GOTS – GGroove on the Sens
Sens Central Moderator
When Brooks Orpik’s seeing-eye point shot found the net in overtime of Game 6, lifting his Pittsburgh Penguins to a series victory over the upstart New York Islanders, it also meant that two familiar foes would meet again.
The No. 1-seeded Penguins will take on the seventh-seeded Ottawa Senators for the fourth time in seven years (2007, 2008, 2010), all in the first round. Only against the Toronto Maple Leafs (2000-2002, 2004) and the Buffalo Sabres (1997, 1999, 2006, 2007) have the Sens faced a team as many times in the postseason.
With so many playoff battles squeezed into such a short period of time, it’s been quite a rivalry that’s developed – one that has ratcheted new bad blood in the wake of the Matt Cooke-Erik Karlsson incident.
Other storylines exist, including former Pens rearguard Sergei Gonchar taking on his former squad for the second time in four years in the postseason.
While all that will make for some good water cooler talk, who doesn’t like some number-crunching?
Let’s take a look at some interesting tidbits from the playoff history between the two squads.
FINAL-LY: The Sens dropped the Penguins in a five-game, opening-round playoff series in 2007, which saw the Sens advance all the way to the Stanley Cup Final. The following year, the Pens would return the favour against the Sens in the opening round before advancing to the final themselves. The six-game defeat to the Detroit Red Wings was Sidney Crosby’s first taste of the championship series, before the Pens took it all in 2009
ENTRY EXAM: The 2007 series against Ottawa was Crosby’s first playoff series, as Pittsburgh missed the playoffs during his rookie year of 2005-06. He has appeared in every postseason since, tallying an impressive 99 points through 73 games.
IRON MAN: Daniel Alfredsson has played in all but five of the franchise’s 118 playoff games. Until missing the opening two games due to a torn MCL in the first-round series against the Pens in 2008, he had played in all of them. Despite the injury, Alfie would return and play in Games 3 and 4. The Sens still ended up getting swept, but not before the captain added to his playoff lore.
OVERTIME: When Matt Carkner scored one of the most memorable goals in Sens’ playoff history to force a Game 6 in the 2010 series, it also made history on two other fronts. Not only was the triple-overtime game far and away the longest in Sens’ franchise history at 107:06, it marked the last extra-time game played in the Mellon Arena. The venerable old barn had been home to the Pens since 1967, before the franchise moved to the new Consol Energy Center for the 2010-11 season.
IN THE BIN: Until the Sens tangled the Montreal Canadiens in the first round and set a team record with 162 penalty minutes in the series, the high mark for a series was 120 against the Pens in 2010. The 42 minutes in the third period of Game 4 in the 2010 series was also the high mark for a single period before the Sens had 49 in a fight-filled third period in Game 3 of the Montreal series.

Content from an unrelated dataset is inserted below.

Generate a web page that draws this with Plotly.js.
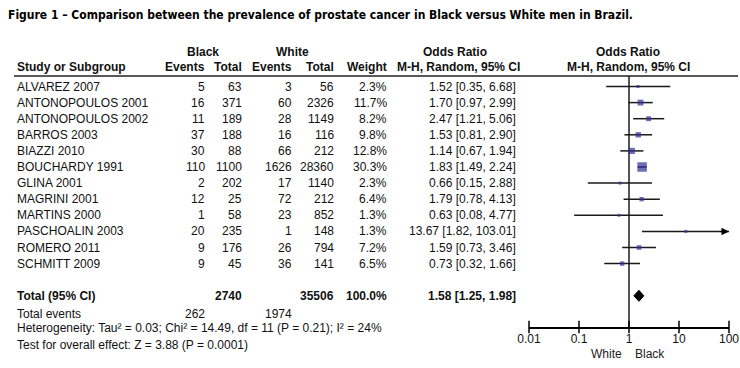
<!DOCTYPE html>
<html>
<head>
<meta charset="utf-8">
<script src="https://cdn.plot.ly/plotly-3.0.1.min.js"></script>
<style>html,body{margin:0;padding:0;background:#fff;}#chart{width:740px;height:368px;}</style>
</head>
<body>
<div id="chart"></div>
<script>
// ---- data ----
const studies = ["ALVAREZ 2007","ANTONOPOULOS 2001","ANTONOPOULOS 2002","BARROS 2003","BIAZZI 2010","BOUCHARDY 1991","GLINA 2001","MAGRINI 2001","MARTINS 2000","PASCHOALIN 2003","ROMERO 2011","SCHMITT 2009"];
const blackEvents = [5,16,11,37,30,110,2,12,1,20,9,9];
const blackTotal = [63,371,189,188,88,1100,202,25,58,235,176,45];
const whiteEvents = [3,60,28,16,66,1626,17,72,23,1,26,36];
const whiteTotal = [56,2326,1149,116,212,28360,1140,212,852,148,794,141];
const weights = [2.3,11.7,8.2,9.8,12.8,30.3,2.3,6.4,1.3,1.3,7.2,6.5];
const orEst = [1.52,1.70,2.47,1.53,1.14,1.83,0.66,1.79,0.63,13.67,1.59,0.73];
const orLow = [0.35,0.97,1.21,0.81,0.67,1.49,0.15,0.78,0.08,1.82,0.73,0.32];
const orHigh = [6.68,2.99,5.06,2.90,1.94,2.24,2.88,4.13,4.77,103.01,3.46,1.66];
const totalBlack = 2740, totalWhite = 35506, totalWeight = 100.0;
const totalOR = [1.58, 1.25, 1.98];
const totalEventsBlack = 262, totalEventsWhite = 1974;
const heterogeneityText = "Heterogeneity: Tau\u00b2 = 0.03; Chi\u00b2 = 14.49, df = 11 (P = 0.21); I\u00b2 = 24%";
const overallText = "Test for overall effect: Z = 3.88 (P = 0.0001)";
const tickVals = [0.01,0.1,1,10,100];
const tickText = ["0.01","0.1","1","10","100"];
const titleText = "Figure 1 \u2013 Comparison between the prevalence of prostate cancer in Black versus White men in Brazil.";

// ---- layout helpers ----
const W = 740, H = 368;
const ROW0 = 86.5, ROWH = 16.1;
const AXIS_Y = 327, HEAD_LINE_Y = 76;
const HEAD1_Y = 52, HEAD2_Y = 67;
const px = v => v / W;
const py = v => 1 - v / H;
const rowOf = v => (v - ROW0) / ROWH;
const FONT = "Liberation Sans, Arial, sans-serif";
const TXT = "#111";
const XMAX = 100;

const totalRow = 13;
const fmt2 = v => v.toFixed(2);
const ciText = (e,l,h) => fmt2(e) + " [" + fmt2(l) + ", " + fmt2(h) + "]";

const ann = [];
function txt(text, xpix, y, anchor, bold, yref) {
  ann.push({text: bold ? "<b>"+text+"</b>" : text, x: px(xpix), xref: "paper",
    y: y, yref: yref || "y", xanchor: anchor, yanchor: "middle", showarrow: false,
    font: {family: FONT, size: 12, color: TXT}, borderpad: 0});
}
// headers
txt("Black", 203, py(HEAD1_Y), "center", true, "paper");
txt("White", 292, py(HEAD1_Y), "center", true, "paper");
txt("Odds Ratio", 455, py(HEAD1_Y), "center", true, "paper");
txt("Odds Ratio", 628, py(HEAD1_Y), "center", true, "paper");
txt("Study or Subgroup", 16, py(HEAD2_Y), "left", true, "paper");
txt("Events", 206, py(HEAD2_Y), "right", true, "paper");
txt("Total", 243, py(HEAD2_Y), "right", true, "paper");
txt("Events", 293, py(HEAD2_Y), "right", true, "paper");
txt("Total", 335, py(HEAD2_Y), "right", true, "paper");
txt("Weight", 388, py(HEAD2_Y), "right", true, "paper");
txt("M-H, Random, 95% CI", 458, py(HEAD2_Y), "center", true, "paper");
txt("M-H, Random, 95% CI", 628, py(HEAD2_Y), "center", true, "paper");

studies.forEach((s, i) => {
  txt(s, 16, i, "left");
  txt(String(blackEvents[i]), 206, i, "right");
  txt(String(blackTotal[i]), 243, i, "right");
  txt(String(whiteEvents[i]), 293, i, "right");
  txt(String(whiteTotal[i]), 335, i, "right");
  txt(weights[i].toFixed(1) + "%", 388, i, "right");
  txt(ciText(orEst[i], orLow[i], orHigh[i]), 517, i, "right");
  if (orHigh[i] > XMAX) {
    ann.push({x: Math.log10(XMAX), y: i, xref: "x", yref: "y", ax: -10, ay: 0,
      axref: "pixel", ayref: "pixel", showarrow: true, arrowhead: 2, arrowsize: 1,
      arrowwidth: 1.5, arrowcolor: "#000", text: ""});
  }
});
txt("Total (95% CI)", 16, totalRow, "left", true);
txt(String(totalBlack), 243, totalRow, "right", true);
txt(String(totalWhite), 335, totalRow, "right", true);
txt(totalWeight.toFixed(1) + "%", 388, totalRow, "right", true);
txt(ciText(totalOR[0], totalOR[1], totalOR[2]), 517, totalRow, "right", true);
txt("Total events", 16, 14.1, "left");
txt(String(totalEventsBlack), 206, 14.1, "right");
txt(String(totalEventsWhite), 293, 14.1, "right");
txt(heterogeneityText, 16, 15.0, "left");
txt(overallText, 16, 16.05, "left");
ann.push({text: "White", x: px(606), xref: "paper", y: py(354), yref: "paper", showarrow: false,
  xanchor: "center", yanchor: "middle", font: {family: FONT, size: 12, color: "#222"}});
ann.push({text: "Black", x: px(650), xref: "paper", y: py(354), yref: "paper", showarrow: false,
  xanchor: "center", yanchor: "middle", font: {family: FONT, size: 12, color: "#222"}});

// ---- traces ----
const ciX = [], ciY = [];
studies.forEach((s, i) => { ciX.push(orLow[i], Math.min(orHigh[i], XMAX), null); ciY.push(i, i, null); });
const ciTrace = {type: "scatter", mode: "lines", x: ciX, y: ciY, xaxis: "x", yaxis: "y",
  line: {color: "#1a1a1a", width: 1.5}, hoverinfo: "skip", showlegend: false};

const nullLine = {type: "scatter", mode: "lines", x: [1, 1],
  y: [rowOf(HEAD_LINE_Y), rowOf(AXIS_Y)], xaxis: "x", yaxis: "y",
  line: {color: "#2a2a2a", width: 1.6}, hoverinfo: "skip", showlegend: false};

const sq = {type: "scatter", mode: "markers", x: orEst, y: studies.map((s, i) => i),
  xaxis: "x", yaxis: "y",
  marker: {symbol: "square", color: "#30309a", size: weights.map(w => Math.max(3, 9.5 * Math.sqrt(w / 30.3))), line: {width: 0}},
  hoverinfo: "skip", showlegend: false};

const dh = 0.34;
const diamond = {type: "scatter", mode: "lines", fill: "toself", fillcolor: "#000",
  x: [totalOR[1], totalOR[0], totalOR[2], totalOR[0], totalOR[1]],
  y: [totalRow, totalRow - dh, totalRow, totalRow + dh, totalRow],
  xaxis: "x", yaxis: "y", line: {color: "#000", width: 1}, hoverinfo: "skip", showlegend: false};

// tick marks crossing the axis line (both directions)
const tickMarks = {type: "scatter", mode: "markers", x: tickVals, y: tickVals.map(() => rowOf(AXIS_Y)),
  xaxis: "x", yaxis: "y", cliponaxis: false,
  marker: {symbol: "line-ns", size: 9, line: {color: "#000", width: 1.5}},
  hoverinfo: "skip", showlegend: false};

const xdom = [px(529), px(729)];
const layout = {
  width: W, height: H, margin: {l: 0, r: 0, t: 0, b: 0},
  paper_bgcolor: "#fff", plot_bgcolor: "rgba(0,0,0,0)", showlegend: false,
  title: {text: "<b>" + titleText + "</b>", x: px(8), xanchor: "left", xref: "paper",
    y: py(15), yanchor: "middle", yref: "paper",
    font: {family: "DejaVu Sans Condensed, Liberation Sans Narrow, sans-serif", size: 12, color: "#000"}},
  xaxis: {type: "log", range: [Math.log10(tickVals[0]), Math.log10(tickVals[tickVals.length - 1])],
    domain: xdom, anchor: "free", position: py(AXIS_Y),
    tickvals: tickVals, ticktext: tickText, ticks: "", ticklabelstandoff: 0,
    showline: true, linecolor: "#000", linewidth: 1.5, showgrid: false, zeroline: false,
    tickfont: {family: FONT, size: 12, color: TXT}, fixedrange: true},
  yaxis: {range: [rowOf(H), rowOf(0)], domain: [0, 1], visible: false, fixedrange: true},
  shapes: [{type: "line", xref: "paper", yref: "paper", x0: px(14), x1: px(738),
    y0: py(HEAD_LINE_Y), y1: py(HEAD_LINE_Y), line: {color: "#222", width: 1.5}}],
  annotations: ann
};
Plotly.newPlot("chart", [nullLine, ciTrace, sq, diamond, tickMarks], layout, {staticPlot: true, displayModeBar: false});
</script>
</body>
</html>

QUICK DRAWS: Game 4 of the 2010 series also featured the quickest two opponent goals in franchise history, when Crosby and Cooke scored 12 seconds apart in the third period. In the same series, Peter Regin set a team record for fastest start in a playoff game when he bulged twine 18 seconds into Game 2. Dany Heatley set the franchise mark for the quickest goal to start a period, scoring nine seconds into the third period of Game 1 in the 2007 series.